— begin —

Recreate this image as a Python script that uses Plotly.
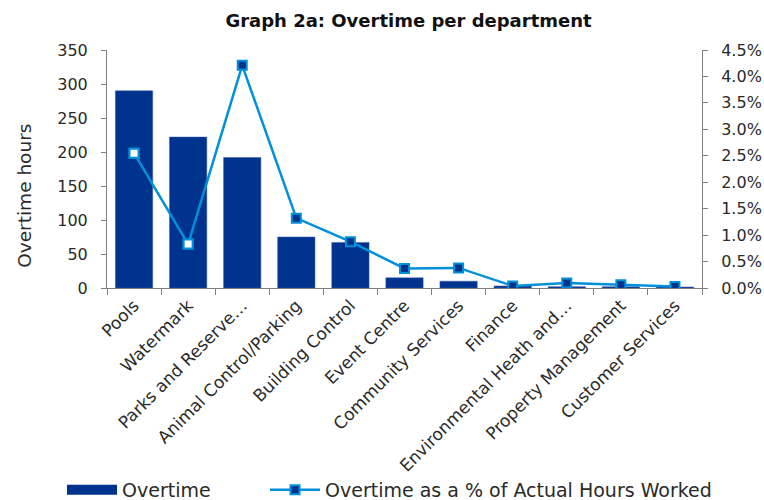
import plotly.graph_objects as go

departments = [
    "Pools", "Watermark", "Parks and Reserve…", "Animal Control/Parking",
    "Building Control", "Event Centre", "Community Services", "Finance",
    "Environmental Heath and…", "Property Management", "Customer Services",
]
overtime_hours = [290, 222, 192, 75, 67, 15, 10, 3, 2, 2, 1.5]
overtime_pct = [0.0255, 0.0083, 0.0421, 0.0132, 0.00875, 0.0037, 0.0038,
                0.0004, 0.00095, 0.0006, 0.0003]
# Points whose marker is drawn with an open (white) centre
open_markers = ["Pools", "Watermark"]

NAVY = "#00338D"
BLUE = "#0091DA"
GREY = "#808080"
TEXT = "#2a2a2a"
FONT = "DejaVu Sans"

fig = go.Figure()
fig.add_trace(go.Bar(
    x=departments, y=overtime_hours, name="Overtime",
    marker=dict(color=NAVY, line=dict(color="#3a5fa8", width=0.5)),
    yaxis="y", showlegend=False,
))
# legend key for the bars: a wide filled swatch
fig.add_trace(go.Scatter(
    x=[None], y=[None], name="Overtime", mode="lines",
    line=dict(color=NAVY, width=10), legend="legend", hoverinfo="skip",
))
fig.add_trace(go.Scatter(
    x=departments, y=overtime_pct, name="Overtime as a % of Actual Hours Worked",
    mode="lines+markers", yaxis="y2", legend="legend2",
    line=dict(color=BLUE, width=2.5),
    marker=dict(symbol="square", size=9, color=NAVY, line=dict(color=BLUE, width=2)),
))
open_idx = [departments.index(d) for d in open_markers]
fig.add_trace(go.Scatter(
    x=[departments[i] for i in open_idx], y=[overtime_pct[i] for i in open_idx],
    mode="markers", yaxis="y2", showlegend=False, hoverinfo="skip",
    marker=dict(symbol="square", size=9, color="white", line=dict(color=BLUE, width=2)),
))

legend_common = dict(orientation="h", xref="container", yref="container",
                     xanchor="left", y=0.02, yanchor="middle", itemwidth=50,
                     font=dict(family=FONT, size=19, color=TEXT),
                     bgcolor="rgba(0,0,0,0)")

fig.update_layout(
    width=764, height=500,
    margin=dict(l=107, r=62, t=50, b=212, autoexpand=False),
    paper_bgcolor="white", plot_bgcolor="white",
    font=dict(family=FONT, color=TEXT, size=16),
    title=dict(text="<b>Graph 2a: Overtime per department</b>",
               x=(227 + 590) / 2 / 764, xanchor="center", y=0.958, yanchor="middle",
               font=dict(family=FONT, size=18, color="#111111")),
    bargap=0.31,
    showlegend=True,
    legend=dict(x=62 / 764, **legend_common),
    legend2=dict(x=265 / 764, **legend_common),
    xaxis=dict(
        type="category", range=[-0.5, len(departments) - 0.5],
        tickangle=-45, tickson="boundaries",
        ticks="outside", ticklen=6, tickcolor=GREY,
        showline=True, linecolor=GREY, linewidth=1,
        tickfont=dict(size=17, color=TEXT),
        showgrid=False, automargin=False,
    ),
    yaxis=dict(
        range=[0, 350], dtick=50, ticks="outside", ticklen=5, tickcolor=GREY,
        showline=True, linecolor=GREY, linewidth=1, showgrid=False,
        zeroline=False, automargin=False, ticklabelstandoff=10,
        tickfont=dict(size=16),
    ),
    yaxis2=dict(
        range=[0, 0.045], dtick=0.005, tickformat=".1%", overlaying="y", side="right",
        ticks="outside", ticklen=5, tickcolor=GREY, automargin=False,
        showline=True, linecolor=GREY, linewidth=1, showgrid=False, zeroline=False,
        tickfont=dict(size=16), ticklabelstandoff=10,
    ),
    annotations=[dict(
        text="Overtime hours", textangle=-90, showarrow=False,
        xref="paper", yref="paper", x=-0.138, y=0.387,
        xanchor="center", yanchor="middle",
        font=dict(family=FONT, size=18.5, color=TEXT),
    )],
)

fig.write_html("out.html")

— end —

PROBLEM STATEMENT: Output exactly the span of lines from the top of the listing through the line holding "import plotly.graph_objects as go", and leave every picture out.

OUTPUT OF THE EXERCISE:
Recreate this image as a Python script that uses Plotly.
import plotly.graph_objects as go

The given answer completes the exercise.